I received a Bolt today as a replacement for my Roamio. The problem is, it didn't come with a power cord, and the roamio cord doesn't seem to be compatible. Any sugesstions other than waiting for Tivo to send me a power cord? Thanks in advance??


----------



## ej42137 (Feb 16, 2014)

The Bolt needs a wall-wart power supply, not just a power cord. You can buy compatible power supplies, like this one from Amazon. Some people like to use these on the theory that the one supplied with the Bolt is underpowered and might cause problems.
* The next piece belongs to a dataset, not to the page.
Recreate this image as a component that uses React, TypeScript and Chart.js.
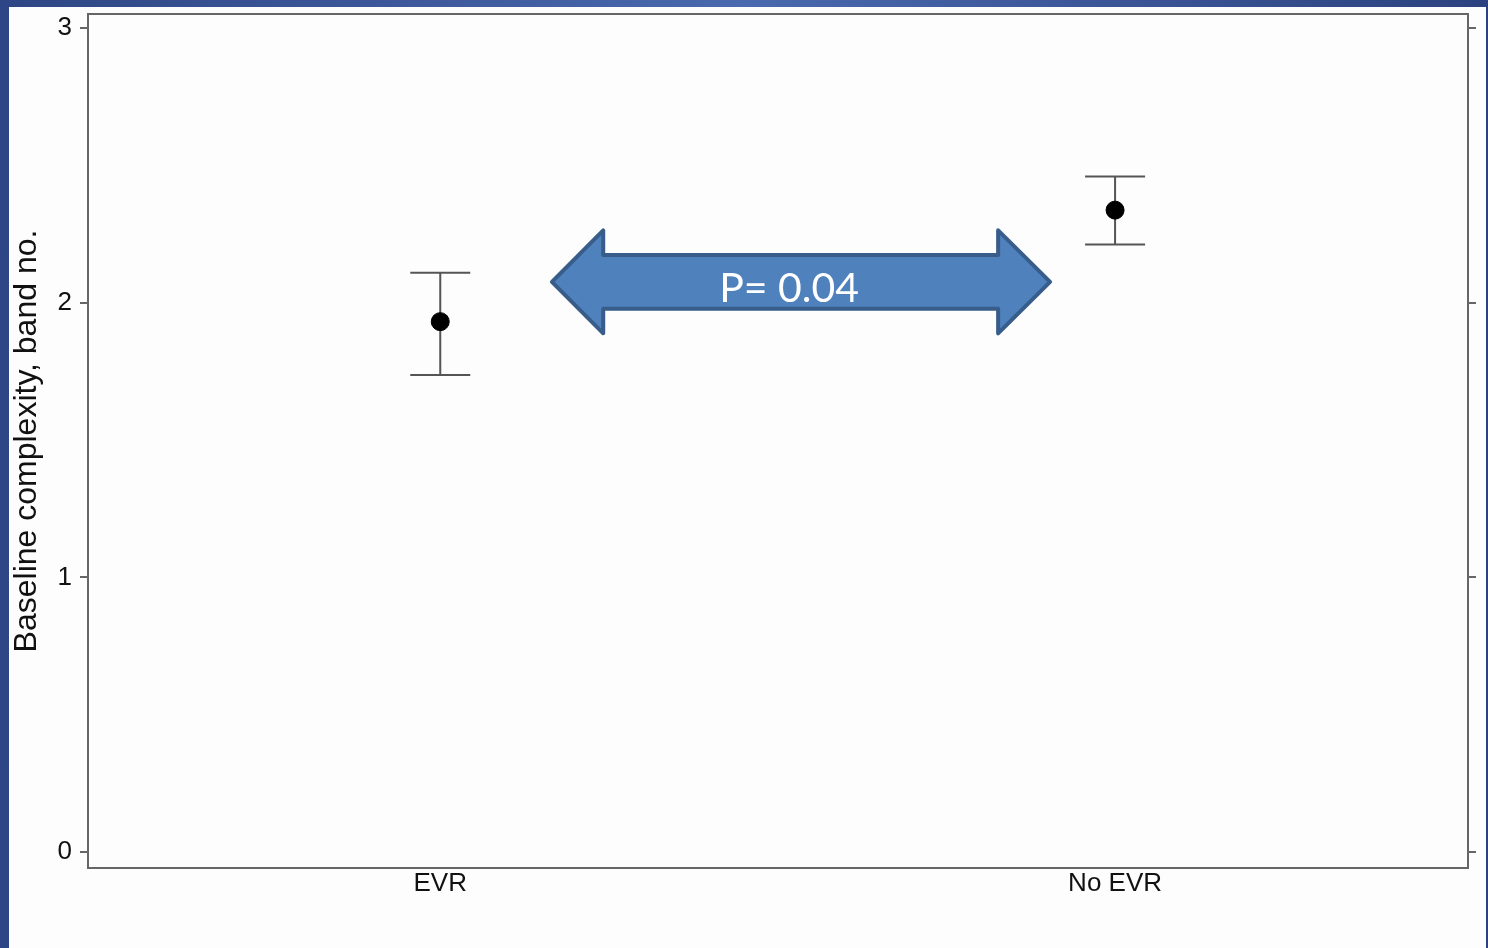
import React, { useEffect, useRef } from "react";
import { Chart, registerables } from "chart.js";

Chart.register(...registerables);

const categories = ["EVR", "No EVR"];
const positions = [1, 2];
const means = [1.931, 2.337];
const upper = [2.109, 2.459];
const lower = [1.737, 2.212];
const yTicks = [0, 1, 2, 3];
const yTitle = "Baseline complexity, band no.";
const pLabel = "P= 0.04";
// annotation arrow in data units: [leftTip, leftHeadBase, rightHeadBase, rightTip]
const arrowX = [1.1655, 1.2415, 1.8267, 1.9037];
const arrowY = [2.076]; // centre line
const arrowHalfHead = [0.1875];
const arrowHalfShaft = [0.098];
const pLabelPos = [1.517, 2.0035];

const boxPlugin = {
  id: "boxPlugin",
  beforeDatasetsDraw(chart: any) {
    const { ctx, chartArea } = chart;
    ctx.save();
    ctx.strokeStyle = "#666666";
    ctx.lineWidth = 2;
    ctx.strokeRect(chartArea.left, chartArea.top, chartArea.right - chartArea.left, chartArea.bottom - chartArea.top);
    const xs = chart.scales.x;
    const ys = chart.scales.y;
    ctx.strokeStyle = "#555555";
    ctx.lineWidth = 2;
    for (let i = 0; i < positions.length; i++) {
      const px = xs.getPixelForValue(positions[i]);
      const pu = ys.getPixelForValue(upper[i]);
      const pl = ys.getPixelForValue(lower[i]);
      ctx.beginPath();
      ctx.moveTo(px, pu);
      ctx.lineTo(px, pl);
      ctx.moveTo(px - 30, pu);
      ctx.lineTo(px + 30, pu);
      ctx.moveTo(px - 30, pl);
      ctx.lineTo(px + 30, pl);
      ctx.stroke();
    }
    ctx.restore();
  },
  afterDatasetsDraw(chart: any) {
    const { ctx } = chart;
    const xs = chart.scales.x;
    const ys = chart.scales.y;
    const x0 = xs.getPixelForValue(arrowX[0]);
    const x1 = xs.getPixelForValue(arrowX[1]);
    const x2 = xs.getPixelForValue(arrowX[2]);
    const x3 = xs.getPixelForValue(arrowX[3]);
    const yc = ys.getPixelForValue(arrowY[0]);
    const hh = ys.getPixelForValue(arrowY[0] - arrowHalfHead[0]) - yc;
    const hs = ys.getPixelForValue(arrowY[0] - arrowHalfShaft[0]) - yc;
    ctx.save();
    ctx.beginPath();
    ctx.moveTo(x0, yc);
    ctx.lineTo(x1, yc - hh);
    ctx.lineTo(x1, yc - hs);
    ctx.lineTo(x2, yc - hs);
    ctx.lineTo(x2, yc - hh);
    ctx.lineTo(x3, yc);
    ctx.lineTo(x2, yc + hh);
    ctx.lineTo(x2, yc + hs);
    ctx.lineTo(x1, yc + hs);
    ctx.lineTo(x1, yc + hh);
    ctx.closePath();
    ctx.fillStyle = "#4F81BD";
    ctx.fill();
    ctx.lineJoin = "round";
    ctx.lineWidth = 4;
    ctx.strokeStyle = "#385D8A";
    ctx.stroke();
    ctx.fillStyle = "#ffffff";
    ctx.font = "41px Lato, 'Open Sans', sans-serif";
    ctx.textAlign = "center";
    ctx.textBaseline = "alphabetic";
    ctx.fillText(pLabel, xs.getPixelForValue(pLabelPos[0]), ys.getPixelForValue(pLabelPos[1]));
    ctx.restore();
  },
};

const fitY = (w: number) => (s: any) => {
  s.width = w;
  s.paddingTop = 0;
  s.paddingBottom = 0;
};

export default function App() {
  const ref = useRef<HTMLCanvasElement | null>(null);
  useEffect(() => {
    if (!ref.current) return;
    const chart = new Chart(ref.current, {
      type: "scatter",
      data: {
        datasets: [
          {
            data: positions.map((p, i) => ({ x: p, y: means[i] })),
            backgroundColor: "#000000",
            borderColor: "#000000",
            pointRadius: 9,
            pointHoverRadius: 9,
          },
        ],
      },
      options: {
        animation: false,
        responsive: false,
        layout: { padding: { left: 0, top: 14, right: 0, bottom: 0 } },
        plugins: { legend: { display: false }, tooltip: { enabled: false } },
        scales: {
          x: {
            type: "linear",
            min: 0.478,
            max: 2.523,
            afterBuildTicks: (s: any) => {
              s.ticks = positions.map((v) => ({ value: v }));
            },
            afterFit: (s: any) => {
              s.height = 80;
              s.paddingLeft = 0;
              s.paddingRight = 0;
            },
            ticks: {
              callback: (v: any) => categories[positions.indexOf(Number(v))] ?? "",
              font: { family: "'Liberation Sans', Arial, sans-serif", size: 26 },
              color: "#111111",
              padding: 0,
              maxRotation: 0,
            },
            grid: { display: false, drawTicks: false },
            border: { display: false },
          },
          y: {
            type: "linear",
            min: -0.058,
            max: 3.051,
            afterBuildTicks: (s: any) => {
              s.ticks = yTicks.map((v) => ({ value: v }));
            },
            afterFit: fitY(88),
            ticks: {
              font: { family: "'Liberation Sans', Arial, sans-serif", size: 26 },
              color: "#111111",
              padding: 8,
            },
            grid: { drawOnChartArea: false, drawTicks: true, tickLength: 8, color: "#666666", lineWidth: 2 },
            border: { display: false },
            title: {
              display: true,
              text: yTitle,
              font: { family: "'Liberation Sans', Arial, sans-serif", size: 32 },
              color: "#111111",
              padding: { top: 8, bottom: 0 },
            },
          },
          y2: {
            type: "linear",
            position: "right",
            min: -0.058,
            max: 3.051,
            afterBuildTicks: (s: any) => {
              s.ticks = yTicks.map((v) => ({ value: v }));
            },
            afterFit: fitY(20),
            ticks: { display: false },
            grid: { drawOnChartArea: false, drawTicks: true, tickLength: 8, color: "#666666", lineWidth: 2 },
            border: { display: false },
          },
        },
      },
      plugins: [boxPlugin],
    } as any);
    return () => chart.destroy();
  }, []);
  return (
    <div
      style={{
        position: "fixed",
        left: 0,
        top: 0,
        width: 1488,
        height: 948,
        background: "linear-gradient(90deg, #2E4685 0%, #4A69AE 50%, #2C4280 100%)",
        overflow: "hidden",
      }}
    >
      <div style={{ position: "absolute", left: 9, top: 7, width: 1477, height: 941, background: "#fdfdfd" }} />
      <canvas ref={ref} width={1488} height={948} style={{ position: "absolute", left: 0, top: 0, width: 1488, height: 948 }} />
    </div>
  );
}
I have tried them but it didn't fix any problem I was having.


----------



## Mikeguy (Jul 28, 2005)

Call TiVo and ask them to send you the cord _now_--they screwed up, it's on them. (And who knows--if you're nice and ask, perhaps they would throw in a Slide Pro remote as an accommodation.)


----------



## fcfc2 (Feb 19, 2015)

I would go with Mike's recommendation first, but if you have to buy one on your own, make sure to check the output specs carefully and that you are getting something with 12v 3A minimum.


----------



## dirtsy (Oct 29, 2017)

I've been using this power supply with my Bolt for about a year now with zero issues:

Kastar AC Adapter 12V 5A 60W

You should still ask TiVo to send you the stock supply, and hold onto it as a spare (that's what what I've done with my original Bolt power supply).


----------